- [GIVEN ENTRIES]:
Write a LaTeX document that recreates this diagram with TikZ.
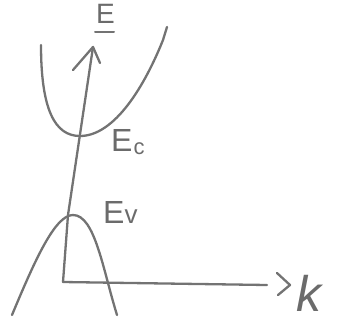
\documentclass[tikz,border=0pt]{standalone}
\usepackage{fontspec}
\setmainfont{Liberation Sans}
\begin{document}
\begin{tikzpicture}[x=1pt,y=-1pt,
  pen/.style={draw=black!55, line width=2.3pt, line cap=round, line join=round},
  lbl/.style={text=black!58, inner sep=0pt}]
\useasboundingbox (0,0) rectangle (345,325);
% axes
\coordinate (O) at (63,282);
\coordinate (Ebend) at (68,215);
\coordinate (Etip) at (93,47);
\coordinate (Ktip) at (267,285);
\draw[pen] (O) -- (Ebend) -- (Etip);
\draw[pen] (O) -- (Ktip);
% open arrowheads
\coordinate (Ea) at (73,70);
\coordinate (Eb) at (100,63);
\draw[pen] (Ea) -- (Etip) -- (Eb);
\coordinate (Ka) at (277,273);
\coordinate (Kb) at (290,285);
\coordinate (Kc) at (278,295);
\draw[pen] (Ka) -- (Kb) -- (Kc);
% conduction band
\coordinate (c1) at (41,45);
\coordinate (cmin) at (80,136);
\coordinate (c2) at (163,40);
\coordinate (c3) at (167,27);
\draw[pen] (c1) .. controls (41,110) and (55,136) .. (cmin)
  .. controls (115,136) and (145,85) .. (c2) -- (c3);
% valence band
\coordinate (v1) at (12,315);
\coordinate (vmax) at (73,215);
\coordinate (v2) at (117,315);
\draw[pen] (v1) .. controls (35,260) and (55,215) .. (vmax)
  .. controls (95,215) and (103,270) .. (v2);
% labels
\node[lbl, font=\fontsize{28}{28}\selectfont, anchor=base west] (E) at (96,23) {E};
\coordinate (Ul) at (95,32);
\coordinate (Ur) at (114,32);
\draw[pen, line width=2pt] (Ul) -- (Ur);
\node[lbl, font=\fontsize{32}{32}\selectfont, anchor=base west] (Ec) at (111,151) {E\hspace{1pt}\raisebox{-3pt}{\fontsize{22}{22}\selectfont c}};
\node[lbl, font=\fontsize{32}{32}\selectfont, anchor=base west] (Ev) at (103,223) {E\fontsize{26}{26}\selectfont v};
\node[lbl, font=\fontsize{50}{50}\selectfont\itshape, anchor=base west] (k) at (296,311) {k};
\end{tikzpicture}
\end{document}
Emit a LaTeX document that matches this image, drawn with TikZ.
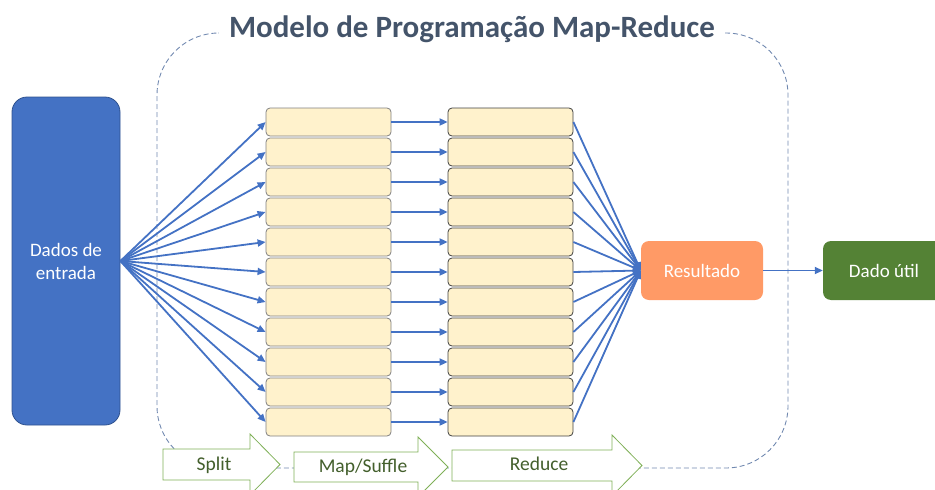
\documentclass[tikz,border=0pt]{standalone}
\usepackage{fontspec}
\setmainfont{Carlito}
\usetikzlibrary{positioning,arrows.meta}

\definecolor{inblue}{HTML}{4472C4}
\definecolor{inborder}{HTML}{2F528F}
\definecolor{chunk}{HTML}{FFF2CC}
\definecolor{resorange}{HTML}{FF9A66}
\definecolor{utilgreen}{HTML}{548235}
\definecolor{stageline}{HTML}{7FB057}
\definecolor{stagetext}{HTML}{435F2C}
\definecolor{titlegray}{HTML}{44546A}
\definecolor{frameblue}{HTML}{7189B0}

\begin{document}
\begin{tikzpicture}[x=1pt,y=-1pt,
    flow/.style={draw=inblue, line width=1.8pt, -{Triangle[length=8pt,width=7pt]}},
    chunkbox/.style={draw=#1, fill=chunk, rounded corners=4pt, line width=0.8pt,
        minimum width=125pt, minimum height=28pt, inner sep=0pt},
    bigbox/.style={rounded corners=8pt, text=white, align=center,
        font=\fontsize{19}{23}\selectfont, inner sep=0pt},
    stagearrow/.style={draw=stageline, fill=white, line width=0.8pt},
    stagelabel/.style={anchor=base, text=stagetext, font=\fontsize{19.5}{23}\selectfont}]
    \useasboundingbox (0,0) rectangle (935,490);

    % Frame
    \draw[frameblue, dash pattern=on 5pt off 3pt, line width=0.9pt, rounded corners=62pt]
        (725,33) -- (788,33) -- (788,468) -- (157,468) -- (157,33) -- (218,33);
    \node[anchor=base, text=titlegray, font=\fontsize{31}{36}\selectfont\bfseries]
        (title) at (472,37) {Modelo de Programação Map-Reduce};

    % Input and output
    \node[bigbox, draw=inborder, fill=inblue, line width=0.8pt, rounded corners=15pt,
        minimum width=108pt, minimum height=328pt] (dados) at (66,261) {Dados de\\entrada};
    \node[bigbox, fill=resorange, minimum width=122pt, minimum height=59pt] (res) at (702,270.5) {Resultado};
    \node[bigbox, fill=utilgreen, minimum width=122pt, minimum height=59pt] (util) at (884,270.5) {Dado útil};

    % Chunks
    \foreach \i in {1,...,11} {
        \node[chunkbox=gray] (split\i) at (328.5,92+30*\i) {};
        \node[chunkbox=black!75] (red\i) at (510.5,92+30*\i) {};
        \draw[flow] (dados.east) -- (split\i.west);
        \draw[flow] (split\i) -- (red\i);
        \draw[flow] (red\i.east) -- (res.west);
    }
    \draw[flow] (res) -- (util);

    % Stages
    \draw[stagearrow] (163,449) -- (250,449) -- (250,434) -- (280,464.5) -- (250,495)
        -- (250,480) -- (163,480) -- cycle;
    \node[stagelabel] (split) at (214,470) {Split};
    \draw[stagearrow] (294,452) -- (418,452) -- (418,437) -- (448,467) -- (418,497)
        -- (418,482) -- (294,482) -- cycle;
    \node[stagelabel] (map) at (363,472) {Map/Suffle};
    \draw[stagearrow] (452,450) -- (612,450) -- (612,435) -- (642,465.5) -- (612,496)
        -- (612,481) -- (452,481) -- cycle;
    \node[stagelabel] (reduce) at (539,470) {Reduce};
\end{tikzpicture}
\end{document}
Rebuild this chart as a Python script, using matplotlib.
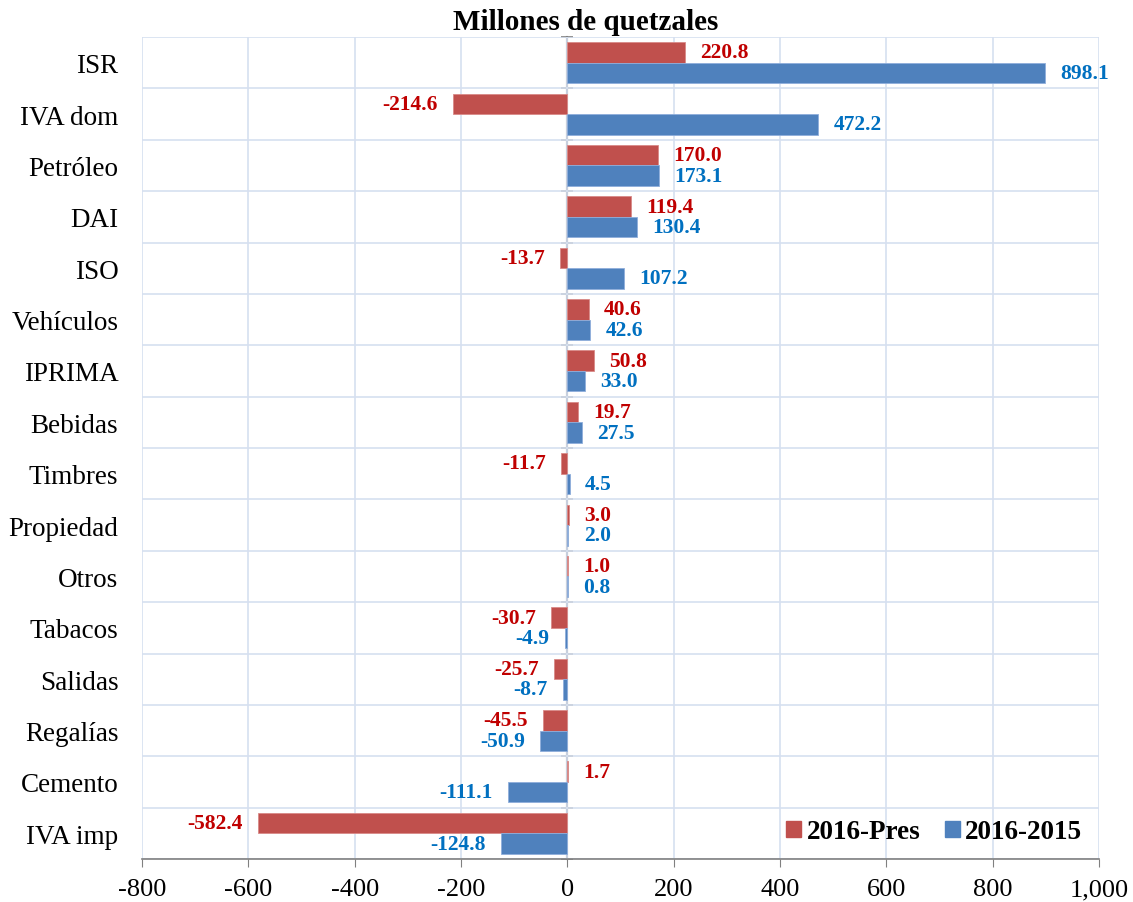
import matplotlib
matplotlib.use("Agg")
import matplotlib.pyplot as plt
import numpy as np
from matplotlib.patches import Patch

categories = ["ISR", "IVA dom", "Petróleo", "DAI", "ISO", "Vehículos", "IPRIMA",
              "Bebidas", "Timbres", "Propiedad", "Otros", "Tabacos", "Salidas",
              "Regalías", "Cemento", "IVA imp"]
pres_vals = [220.8, -214.6, 170.0, 119.4, -13.7, 40.6, 50.8, 19.7, -11.7, 3.0,
             1.0, -30.7, -25.7, -45.5, 1.7, -582.4]
prev_vals = [898.1, 472.2, 173.1, 130.4, 107.2, 42.6, 33.0, 27.5, 4.5, 2.0,
             0.8, -4.9, -8.7, -50.9, -111.1, -124.8]
series_names = ["2016-Pres", "2016-2015"]
xticks = [-800, -600, -400, -200, 0, 200, 400, 600, 800, 1000]
title = "Millones de quetzales"

red = "#C0504D"
blue = "#4F81BD"
red_txt = "#C00000"
blue_txt = "#0070C0"
grid_c = "#D6E0F0"
serif = ["Liberation Serif", "DejaVu Serif"]

plt.rcParams["font.family"] = serif

fig = plt.figure(figsize=(11.33, 9.03), dpi=100)
ax = fig.add_axes([142 / 1133, 1 - 860 / 903, (1099 - 142) / 1133, (860 - 38) / 903])

n = len(categories)
y = np.arange(n)
h = 0.4
ax.barh(y - h / 2, pres_vals, height=h, color=red, edgecolor="#D98A88", linewidth=0.6, zorder=3)
ax.barh(y + h / 2, prev_vals, height=h, color=blue, edgecolor="#8FAEDB", linewidth=0.6, zorder=3)

lab_fs = 15.5
for yi, v in zip(y, pres_vals):
    off = 11 if v >= 0 else -11
    ax.annotate(f"{v:.1f}", (v, yi - h / 2), xytext=(off, 0), textcoords="offset points",
                ha="left" if v >= 0 else "right", va="center", color=red_txt,
                fontsize=lab_fs, fontweight="bold", zorder=5)
for yi, v in zip(y, prev_vals):
    off = 11 if v >= 0 else -11
    ax.annotate(f"{v:.1f}", (v, yi + h / 2), xytext=(off, 0), textcoords="offset points",
                ha="left" if v >= 0 else "right", va="center", color=blue_txt,
                fontsize=lab_fs, fontweight="bold", zorder=5, annotation_clip=False)

ax.set_xlim(-800, 1000)
ax.set_ylim(n - 0.5, -0.5)
ax.set_xticks(xticks)
ax.set_xticklabels([f"{t:,}" for t in xticks], fontsize=19)
ax.set_yticks(y)
ax.set_yticklabels(categories, fontsize=19.5)
ax.set_yticks(np.arange(n + 1) - 0.5, minor=True)
ax.tick_params(axis="y", which="both", length=0, pad=17)
ax.tick_params(axis="x", which="major", length=6, color="#808080", pad=8)

ax.grid(True, axis="x", which="major", color=grid_c, linewidth=1.2, zorder=0)
ax.grid(True, axis="y", which="minor", color=grid_c, linewidth=1.2, zorder=0)
for s in ["top", "right", "left"]:
    ax.spines[s].set_visible(False)
ax.spines["bottom"].set_color("#808080")
ax.spines["bottom"].set_linewidth(1.2)

# category axis at x = 0
sec = ax.secondary_yaxis(800 / 1800)
sec.spines["right"].set_visible(False)
sec.spines["left"].set_color("#808080")
sec.spines["left"].set_linewidth(1.5)
sec.set_yticks(np.arange(n + 1) - 0.5)
sec.set_yticklabels([])
sec.tick_params(axis="y", length=8, direction="inout", color="#808080", width=1.2)

handles = [Patch(facecolor=red, edgecolor=red), Patch(facecolor=blue, edgecolor=blue)]
leg = ax.legend(handles, series_names, loc="lower right", frameon=False,
                prop={"family": serif, "size": 19.5, "weight": "bold"},
                ncol=2, handlelength=0.55, handleheight=0.55, handletextpad=0.2,
                columnspacing=0.9, bbox_to_anchor=(1.008, -0.012))

fig.text(586 / 1133, 1 - 23 / 903, title, ha="center", va="center",
         fontsize=21, fontweight="bold")

fig.savefig("out.png", dpi=100)
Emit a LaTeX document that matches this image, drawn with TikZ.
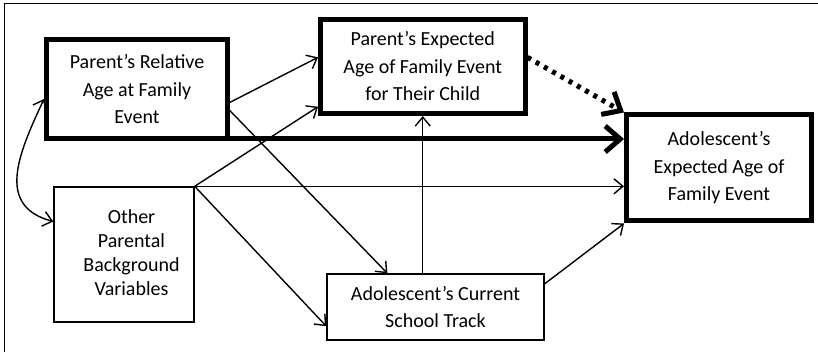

- [WHAT TO PRODUCE]:
Select every line in the records above that contains the word "matplotlib".

- [TASK RESPONSE]:
Rebuild this chart as a Python script, using matplotlib.
import matplotlib
matplotlib.use("Agg")
import matplotlib.pyplot as plt
from matplotlib.patches import Patch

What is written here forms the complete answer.